"For Many French Jews, Anti-Semitism Has A Clear Source "

ROBERT SIEGEL, HOST:

Four of the 17 people killed in the Paris attacks were Jews, murdered by a radical Islamist because they were Jews. That and other recent attacks has led to talk of a resurgence of anti-Semitism in France. But French Jews and Muslims have lived in peace for most of the last 50 years.

NPR's Eleanor Beardsley has been talking to Jews in Paris, who say their perception of widespread anti-Semitism is wrong.

ELEANOR BEARDSLEY, BYLINE: Voices fill a synagogue with song during an aliyah service last summer in Paris. Making aliyah, or returning home to Israel, is usually a cause for celebration. But recently fear has pushed many Jews to leave France, a record 7,000 last year, and that was before the Paris attacks.

Hi, Jean Marc.

JEAN MARC ILLOUZ: Hi, how are you?

BEARDSLEY: Jean Marc Illouz, a former senior correspondent for French television who's also Jewish, says he's been spending time refuting what he calls ridiculous comments on the Internet about anti-Semitism in France. He says Americans always seem to think it's a resurgence of Nazism.

ILLOUZ: You see, people are thinking about anti-Semitism in terms of World War II and coming from the French. It has nothing to do with the French. It has nothing to do with the French, it has nothing to do with the mainstream Muslim French thinking. It has to do with imported terrorism.

BEARDSLEY: Illouz believes today's anti-Semitism stems from radical Islam brought to France by imams and jihadists espousing a hard-line wahhabi doctrine from places like Saudi Arabia. He says the vast majority of French Muslims want to be integrated with French society, and many are. But, he says, the radicals' message is corrupting a small, angry minority.

ILLOUZ: You have a number of poor, young people that have a problem much bigger than money. It's a problem of identity because they're neither Algerian nor do they feel that they are full-fledged Frenchmen. So in that gap, the jihadis found the way to put their lever.

BEARDSLEY: Illouz, whose family comes from Algeria, says Jewish families like his lived there peacefully with Muslims for centuries. His family came to France in the late 1950s among the nearly 1 million Europeans who fled the violence of the Algerian War of Independence. Today, these Sephardic Jews from Algeria and other North African countries make up 70 percent of the Jewish population in France.

American Rabbi Tom Cohen has been in France nearly 25 years. His synagogue helps to bridge what he calls the cultural gap between French and American Jews who are 95 percent Ashkenazi, meaning their origins are in eastern Europe.
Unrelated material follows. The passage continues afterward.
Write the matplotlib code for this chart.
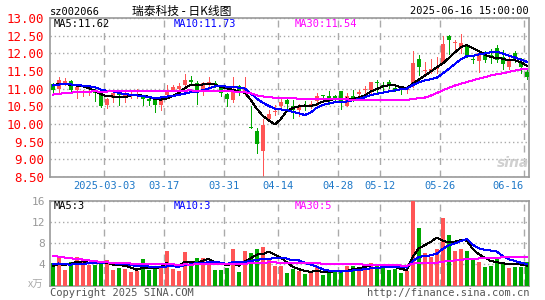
import matplotlib
matplotlib.use('Agg')
import matplotlib.pyplot as plt
import numpy as np
import pandas as pd

# Daily K data for sz002066, 2025-02-18 .. 2025-06-16 (80 trading days)
opens = [11.13, 10.99, 11.15, 11.22, 10.95, 10.88, 10.89, 10.97, 10.87, 10.55,
         10.73, 10.87, 10.78, 10.78, 10.80, 10.78, 10.71, 10.67, 10.55, 10.83,
         10.96, 10.98, 11.10, 11.25, 11.17, 10.92, 11.11, 11.15, 11.04, 10.84,
         10.68, 11.08, 10.87, 9.89, 9.80, 9.25, 10.14, 10.33, 10.51, 10.68,
         10.52, 10.39, 10.52, 10.52, 10.64, 10.83, 10.80, 10.78, 10.92, 10.52,
         10.80, 10.85, 10.95, 10.97, 11.20, 11.11, 11.20, 11.03, 10.97, 10.95,
         11.11, 11.84, 11.50, 11.51, 11.57, 11.73, 12.48, 12.30, 12.14, 12.23,
         11.83, 11.79, 12.00, 11.95, 12.14, 11.90, 11.62, 12.01, 11.76, 11.48]
highs = [11.17, 11.34, 11.29, 11.25, 11.11, 10.97, 11.01, 10.99, 10.92, 10.73,
         10.92, 10.92, 10.92, 10.92, 10.99, 10.83, 10.73, 10.69, 10.78, 11.11,
         11.10, 11.15, 11.42, 11.36, 11.23, 11.20, 11.34, 11.23, 11.08, 10.89,
         11.34, 11.10, 11.34, 10.51, 9.90, 10.13, 10.40, 10.54, 10.73, 10.73,
         10.69, 10.57, 10.64, 10.64, 10.87, 10.83, 10.92, 10.83, 10.92, 10.89,
         10.97, 10.95, 11.08, 11.20, 11.25, 11.20, 11.25, 11.11, 11.06, 11.08,
         12.07, 11.95, 11.76, 11.83, 11.90, 12.48, 12.51, 12.39, 12.54, 12.26,
         11.90, 12.04, 12.07, 12.11, 12.23, 12.09, 11.90, 12.07, 11.86, 11.55]
lows = [10.89, 10.87, 11.11, 10.94, 10.73, 10.80, 10.83, 10.64, 10.47, 10.45,
        10.61, 10.55, 10.61, 10.73, 10.73, 10.55, 10.55, 10.33, 10.41, 10.78,
        10.92, 10.92, 11.04, 11.15, 10.58, 10.82, 11.06, 11.04, 10.80, 10.51,
        10.63, 10.82, 10.82, 9.88, 9.19, 8.49, 10.11, 10.26, 10.42, 10.42,
        10.17, 10.24, 10.39, 10.45, 10.52, 10.70, 10.57, 10.61, 10.42, 10.50,
        10.64, 10.78, 10.85, 10.89, 10.89, 10.97, 11.01, 10.92, 10.85, 10.89,
        11.06, 11.39, 11.39, 11.43, 11.43, 11.72, 11.99, 12.07, 12.01, 11.90,
        11.72, 11.48, 11.76, 11.73, 11.76, 11.55, 11.57, 11.76, 11.43, 11.27]
closes = [10.97, 11.25, 11.22, 10.97, 11.04, 10.90, 10.92, 10.87, 10.52, 10.71,
          10.87, 10.81, 10.85, 10.81, 10.82, 10.71, 10.66, 10.55, 10.71, 10.97,
          11.05, 11.08, 11.25, 11.20, 10.92, 11.15, 11.19, 11.13, 10.87, 10.70,
          10.96, 10.92, 10.98, 9.88, 9.43, 9.97, 10.28, 10.37, 10.63, 10.56,
          10.41, 10.52, 10.50, 10.57, 10.78, 10.80, 10.69, 10.71, 10.61, 10.80,
          10.73, 10.90, 10.97, 11.20, 11.15, 11.08, 11.08, 10.97, 10.95, 10.99,
          11.73, 11.62, 11.53, 11.55, 11.60, 12.26, 12.39, 12.32, 12.28, 11.92,
          11.81, 12.00, 11.81, 11.92, 11.81, 11.70, 11.78, 11.83, 11.62, 11.34]
# volume, unit 10k lots
volumes = [4.3, 5.2, 3.0, 4.4, 5.4, 4.8, 3.9, 3.8, 4.3, 4.8,
           3.0, 3.4, 3.2, 2.6, 2.7, 5.1, 3.0, 3.2, 3.4, 6.5,
           3.2, 2.7, 6.3, 3.9, 5.2, 5.2, 4.6, 2.9, 3.0, 3.4,
           6.9, 2.6, 6.6, 6.2, 7.0, 7.3, 4.9, 3.7, 3.7, 2.3,
           3.1, 2.7, 2.1, 2.7, 3.5, 1.9, 2.6, 2.9, 2.6, 3.7,
           3.7, 3.4, 4.1, 4.2, 4.0, 3.5, 2.9, 3.1, 2.3, 2.8,
           16.0, 10.9, 6.2, 5.4, 7.0, 12.8, 9.5, 6.6, 7.0, 6.6,
           5.0, 4.4, 3.5, 3.7, 5.4, 4.2, 3.3, 3.5, 3.5, 4.4]

# the 29 sessions before the window (only used to warm up the moving averages)
prev_close = [10.55, 10.60, 10.62, 10.58, 10.65, 10.70, 10.68, 10.72, 10.66, 10.60,
              10.63, 10.70, 10.75, 10.78, 10.80, 10.74, 10.72, 10.78, 10.85, 10.90,
              11.00, 11.05, 11.10, 11.15, 11.12, 11.08, 11.15, 11.18, 11.10]
prev_volume = [9.0, 8.5, 8.8, 9.2, 8.0, 8.4, 8.6, 7.8, 8.2, 4.8,
               4.5, 4.2, 5.0, 4.6, 4.4, 4.7, 4.3, 4.5, 4.6, 4.9,
               4.5, 4.8, 4.6, 4.4, 4.2, 3.4, 3.8, 3.3, 3.7]

tick_idx = [9, 19, 29, 38, 48, 55, 65, 79]
tick_labels = ['2025-03-03', '03-17', '03-31', '04-14', '04-28', '05-12', '05-26', '06-16']

ma_periods = [5, 10, 30]
ma_colors = ['black', 'blue', '#ff00ff']
price_ma_last = [11.62, 11.73, 11.54]
vol_ma_last = [3, 3, 5]

RED = '#ff5555'
GREEN = '#00a800'
GRID = '#aaaaaa'
PX = 0.72  # one pixel line at 100 dpi

plt.rcParams['font.family'] = ['DejaVu Sans Mono', 'Noto Sans CJK SC']

o = np.array(opens)
h = np.array(highs)
l = np.array(lows)
c = np.array(closes)
v = np.array(volumes)
x = np.arange(len(c))
colors = np.where(c >= o, RED, GREEN)

W, H = 545, 300
def box(left, top, right, bottom):
    return [left / W, 1 - bottom / H, (right - left) / W, (bottom - top) / H]

fig = plt.figure(figsize=(W / 100, H / 100), dpi=100)
ax = fig.add_axes(box(50, 18, 529, 177))
axv = fig.add_axes(box(50, 201, 529, 285.5))

# candles
ax.vlines(x, l, h, colors=colors, lw=PX, zorder=2, antialiased=False)
body = np.maximum(np.abs(c - o), 0.03)
ax.bar(x, body, bottom=np.minimum(o, c), width=0.7, color=colors, lw=0, zorder=3,
       antialiased=False)

# moving averages (price and volume)
all_close = pd.Series(prev_close + closes)
all_vol = pd.Series(prev_volume + volumes)
n0 = len(prev_close)
for p, col in zip(ma_periods, ma_colors):
    ax.plot(x, all_close.rolling(p).mean().values[n0:], color=col, lw=PX, zorder=4,
            antialiased=False)
    axv.plot(x, all_vol.rolling(p).mean().values[n0:], color=col, lw=PX, zorder=4,
             antialiased=False)

axv.bar(x, v, width=0.7, color=colors, lw=0, zorder=3, antialiased=False)

grid_x = np.array(tick_idx) - 0.45
for a in (ax, axv):
    a.set_xlim(-0.45, 79.38)
    a.set_xticks(grid_x)
    a.xaxis.grid(True, ls=(0, (5, 4)), color=GRID, lw=1)
    a.yaxis.grid(True, ls=(0, (1, 2)), color=GRID, lw=1)
    a.set_axisbelow(True)
    a.tick_params(length=0)
    for s in a.spines.values():
        s.set_color('#999999')
        s.set_linewidth(1.2)

ax.set_ylim(8.5, 13.0)
yt = np.arange(8.5, 13.01, 0.5)
ax.set_yticks(yt)
ax.set_yticklabels(['%.2f' % t for t in yt], color='red', fontsize=9)
ax.set_xticklabels(tick_labels, color='#1e78c8', fontsize=7.5)
ax.tick_params(axis='x', pad=3)
ax.get_xticklabels()[-1].set_ha('right')
ax.tick_params(axis='y', pad=4)

axv.set_ylim(0, 16)
axv.set_yticks([0, 4, 8, 12, 16])
axv.set_yticklabels(['', '4', '8', '12', '16'], color='#999999', fontsize=8)
axv.set_xticklabels([])

# legends in the panels
for i, (p, col) in enumerate(zip(ma_periods, ma_colors)):
    fx = [54, 174, 295][i]
    fig.text(fx / W, 1 - 24 / H, 'MA%d:%.2f' % (p, price_ma_last[i]), color=col,
             fontsize=7.5, va='center')
    fig.text(fx / W, 1 - 206 / H, 'MA%d:%d' % (p, vol_ma_last[i]), color=col,
             fontsize=7.5, va='center')

# header
fig.text(50 / W, 1 - 12 / H, 'sz002066', fontsize=7.5, va='center')
fig.text(182 / W, 1 - 11 / H, '瑞泰科技 - 日K线图', family=['Noto Sans CJK SC'],
         fontsize=8.5, ha='center', va='center')
fig.text(529 / W, 1 - 11 / H, '2025-06-16 15:00:00', fontsize=7.5, ha='right', va='center')

# footer
fig.text(28 / W, 1 - 285 / H, 'x万', family=['Noto Sans CJK SC'], color='#aaaaaa',
         fontsize=7.5, va='center')
fig.text(50 / W, 1 - 293 / H, 'Copyright 2025 SINA.COM', color='#555555', fontsize=7.5, va='center')
fig.text(529 / W, 1 - 293 / H, 'http://finance.sina.com.cn', color='#555555', fontsize=7.5,
         ha='right', va='center')

# watermark
fig.text(513 / W, 1 - 163 / H, 'sina', color='#d0d0d0', fontsize=10, style='italic',
         weight='bold', family='DejaVu Sans', ha='center', va='center')

fig.savefig('out.png', dpi=100)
Today there are soldiers guarding Cohen's synagogue 24/7. They even sleep there. He says his congregation feels confident the French government wants to protect them. After the Paris attacks, Prime Minister Manuel Valls beseeched French Jews not to leave, saying France would not be France without them. Cohen agrees.

TOM COHEN: There is some inherent anti-Semitism that's been in France just like in the United States. And there are inherent philo-Semites - people who love Jews. This is, after all, the first country that enfranchised Jews with citizenship.

BEARDSLEY: That was in 1791 during the French Revolution. Cohen says since then there has been good and bad, but Jews have always been part of the fabric of French society. He says today's threat is something completely different.

COHEN: We're dealing with a part of the Muslim community - and it's a small percentage - who have been radicalized and are - and this is the new anti-Semitism that has infested some of the Muslim world, unfortunately.

BEARDSLEY: Back at his apartment, Jean Marc Illouz plays a video of his son's recent bar mitzvah on his cell phone.

ILLOUZ: I do not see why a few people with an important ideology inside of France, inside of Islam, would push us out. I think this is ridiculous.

BEARDSLEY: Illouz says he understands why some Jews may be feeling anxious, but he sees no reason to leave France. Eleanor Beardsley, NPR News, Paris.